Come sta Genova? Politicamente ma anche culturalmente parlando.
Credo che Genova sia una città totalmente inespressa. È una città dove da cinquant'anni non cambia niente. Un giorno un tassista mi ricordo che mi disse che a Genova comandano quindici famiglie e la cosa pazzesca è che nella Genova rinascimentale comandavano le famiglie. È una città ferma, molto vecchia e piena di vecchi.

E del suo noto fermento culturale che ne è rimasto?
Secondo me c'è ancora, ma ora come allora è un fermento provocato dall'angoscia, dalla disperazione. Infatti da Genova escono comici o cantautori tristi, non escono persone che come dire stanno bene.

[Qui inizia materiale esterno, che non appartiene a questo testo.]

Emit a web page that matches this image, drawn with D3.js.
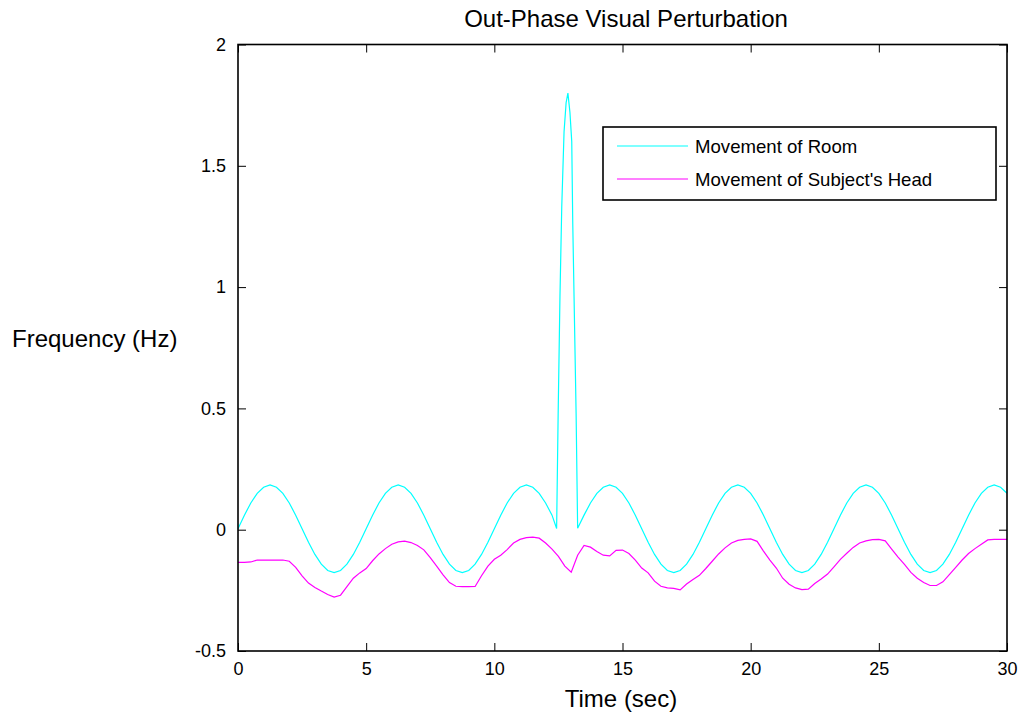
<!DOCTYPE html>
<html>
<head>
<meta charset="utf-8">
<script src="https://cdn.jsdelivr.net/npm/d3@7.9.0/dist/d3.min.js"></script>
<style>
  body { margin: 0; background: #fff; }
  svg { font-family: "Liberation Sans", Arial, Helvetica, sans-serif; }
  .tick line { stroke: #000; stroke-width: 1; }
</style>
</head>
<body>
<svg id="chart" width="1018" height="715"></svg>
<script>
// tick values
const xTicks = [0, 5, 10, 15, 20, 25, 30];
const yTicks = [-0.5, 0, 0.5, 1, 1.5, 2];

// room movement, sampled every 0.25 s from 0 to 12.25 s
const roomBefore = [
  0.004, 0.06, 0.11, 0.15, 0.175, 0.185, 0.175, 0.15, 0.11, 0.06,
  0.004, -0.052, -0.102, -0.142, -0.168, -0.177, -0.168, -0.142, -0.102, -0.052,
  0.004, 0.06, 0.11, 0.15, 0.175, 0.185, 0.175, 0.15, 0.11, 0.06,
  0.004, -0.052, -0.102, -0.142, -0.168, -0.177, -0.168, -0.142, -0.102, -0.052,
  0.004, 0.06, 0.11, 0.15, 0.175, 0.185, 0.175, 0.15, 0.11, 0.06
];
// the spike around 12.9 s (irregular times)
const spikeT = [12.43, 12.49, 12.56, 12.63, 12.72, 12.80, 12.87, 12.95, 13.02, 13.06, 13.11, 13.19];
const spikeV = [0.005, 0.48, 0.96, 1.33, 1.64, 1.76, 1.80, 1.72, 1.60, 1.26, 0.96, 0.48];
// room movement again, every 0.25 s from 13.25 s to 30 s
const roomAfter = [
  0.006, 0.06, 0.11, 0.15, 0.175, 0.185, 0.175, 0.15, 0.11, 0.06,
  0.004, -0.052, -0.102, -0.142, -0.168, -0.177, -0.168, -0.142, -0.102, -0.052,
  0.004, 0.06, 0.11, 0.15, 0.175, 0.185, 0.175, 0.15, 0.11, 0.06,
  0.004, -0.052, -0.102, -0.142, -0.168, -0.177, -0.168, -0.142, -0.102, -0.052,
  0.004, 0.06, 0.11, 0.15, 0.175, 0.185, 0.175, 0.15, 0.11, 0.06,
  0.004, -0.052, -0.102, -0.142, -0.168, -0.177, -0.168, -0.142, -0.102, -0.052,
  0.004, 0.06, 0.11, 0.15, 0.175, 0.185, 0.175, 0.15
];

// subject's head, every 0.25 s from 0 to 30 s
const headV = [
  -0.135, -0.135, -0.133, -0.125, -0.125, -0.125, -0.125, -0.125, -0.13, -0.155,
  -0.19, -0.22, -0.238, -0.253, -0.267, -0.278, -0.27, -0.235, -0.2, -0.178,
  -0.16, -0.128, -0.1, -0.078, -0.06, -0.05, -0.047, -0.053, -0.065, -0.083,
  -0.115, -0.15, -0.186, -0.218, -0.233, -0.235, -0.235, -0.234, -0.19, -0.15,
  -0.122, -0.105, -0.082, -0.055, -0.04, -0.033, -0.031, -0.035, -0.055, -0.08,
  -0.11, -0.15, -0.175, -0.105, -0.065, -0.072, -0.09, -0.105, -0.108, -0.085,
  -0.084, -0.098, -0.125, -0.158, -0.178, -0.212, -0.233, -0.24, -0.242, -0.248,
  -0.224, -0.205, -0.188, -0.16, -0.13, -0.1, -0.075, -0.055, -0.044, -0.04,
  -0.038, -0.048, -0.088, -0.125, -0.158, -0.2, -0.225, -0.24, -0.247, -0.245,
  -0.222, -0.203, -0.183, -0.153, -0.122, -0.097, -0.073, -0.055, -0.046, -0.041,
  -0.04, -0.046, -0.08, -0.113, -0.143, -0.176, -0.2, -0.218, -0.23, -0.23,
  -0.215, -0.185, -0.155, -0.125, -0.098, -0.078, -0.06, -0.042, -0.04, -0.04,
  -0.04
];
const step = 0.25;

const series = [
  { label: "Movement of Room", color: "#00ffff" },
  { label: "Movement of Subject's Head", color: "#ff00ff" }
];

// build point lists
let room = roomBefore.map((v, i) => [i * step, v]);
spikeT.forEach((t, i) => room.push([t, spikeV[i]]));
roomAfter.forEach((v, i) => room.push([13.25 + i * step, v]));
let head = headV.map((v, i) => [i * step, v]);

const svg = d3.select("#chart");
const plotLeft = 238, plotRight = 1007, plotTop = 44.5, plotBottom = 651;

const x = d3.scaleLinear().domain([0, 30]).range([plotLeft, plotRight]);
const y = d3.scaleLinear().domain([-0.5, 2]).range([plotBottom, plotTop]);

// axes with inward ticks on all four sides
svg.append("g")
  .attr("transform", `translate(0,${plotBottom})`)
  .call(d3.axisBottom(x).tickValues(xTicks).tickSizeInner(-8).tickSizeOuter(0).tickPadding(11).tickFormat(d => String(d)))
  .call(g => g.select(".domain").remove())
  .call(g => g.selectAll("text").attr("font-size", 18).attr("fill", "#000"))
  .attr("font-family", null);

svg.append("g")
  .attr("transform", `translate(0,${plotTop})`)
  .call(d3.axisTop(x).tickValues(xTicks).tickSizeInner(-8).tickSizeOuter(0).tickFormat(""))
  .call(g => g.select(".domain").remove());

svg.append("g")
  .attr("transform", `translate(${plotLeft},0)`)
  .call(d3.axisLeft(y).tickValues(yTicks).tickSizeInner(-8).tickSizeOuter(0).tickPadding(12).tickFormat(d => String(d)))
  .call(g => g.select(".domain").remove())
  .call(g => g.selectAll("text").attr("font-size", 18).attr("fill", "#000"))
  .attr("font-family", null);

svg.append("g")
  .attr("transform", `translate(${plotRight},0)`)
  .call(d3.axisRight(y).tickValues(yTicks).tickSizeInner(-8).tickSizeOuter(0).tickFormat(""))
  .call(g => g.select(".domain").remove());

// lines
const line = d3.line().x(d => x(d[0])).y(d => y(d[1]));

svg.append("path")
  .datum(room)
  .attr("d", line)
  .attr("fill", "none")
  .attr("stroke", series[0].color)
  .attr("stroke-width", 1.2);

svg.append("path")
  .datum(head)
  .attr("d", line)
  .attr("fill", "none")
  .attr("stroke", series[1].color)
  .attr("stroke-width", 1.2);

// plot box
svg.append("rect")
  .attr("x", plotLeft).attr("y", plotTop)
  .attr("width", plotRight - plotLeft).attr("height", plotBottom - plotTop)
  .attr("fill", "none")
  .attr("stroke", "#000")
  .attr("stroke-width", 1.6);

// legend
const legend = svg.append("g").attr("transform", "translate(603,127)");
legend.append("rect")
  .attr("width", 393).attr("height", 73)
  .attr("fill", "#fff")
  .attr("stroke", "#000")
  .attr("stroke-width", 1.6);

legend.selectAll("g.item")
  .data(series)
  .enter()
  .append("g")
  .attr("class", "item")
  .attr("transform", (d, i) => `translate(0,${19 + i * 33})`)
  .each(function(d) {
    let g = d3.select(this);
    g.append("line")
      .attr("x1", 14).attr("x2", 85)
      .attr("stroke", d.color).attr("stroke-width", 1.2);
    g.append("text")
      .attr("x", 92).attr("y", 6.5)
      .attr("font-size", 18.6)
      .text(d.label);
  });

// titles
svg.append("text")
  .attr("x", 626).attr("y", 27)
  .attr("text-anchor", "middle")
  .attr("font-size", 24)
  .text("Out-Phase Visual Perturbation");

svg.append("text")
  .attr("x", 621).attr("y", 707)
  .attr("text-anchor", "middle")
  .attr("font-size", 24)
  .text("Time (sec)");

svg.append("text")
  .attr("x", 12).attr("y", 347)
  .attr("font-size", 24)
  .text("Frequency (Hz)");
</script>
</body>
</html>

Gente serena di qua non ne viene fuori, perché non è possibile, perché è una città che ripeto rimane sempre uguale a se stessa e questa cosa è angosciante ed è anche un po' tossica secondo me.

Che rapporto hai con i tuoi conterranei? Sai la vecchia storia che non si è mai profeti in patria...
E con i genovesi è così. Ne parlavo proprio l'altro giorno con Antonio Cassano. Io abito vicino a lui e ci vediamo perché mangiamo nello stesso ristorante. Lui è molto più famoso di me dal punto di vista della popolarità, no? E mi diceva che era contento di stare a Genova perché i genovesi hanno talmente tanto la puzza sotto il naso che fanno finta di non riconoscerlo. Piuttosto di darti la soddisfazione, di farti capire che ti hanno riconosciuto, fanno finta di non riconoscere. E con uno come Cassano che, immagina, se lui vivesse a Roma o a Napoli quanto gli romperebbero le balle. A Genova nessuno lo considera. E anche per me accade a volte la stessa cosa.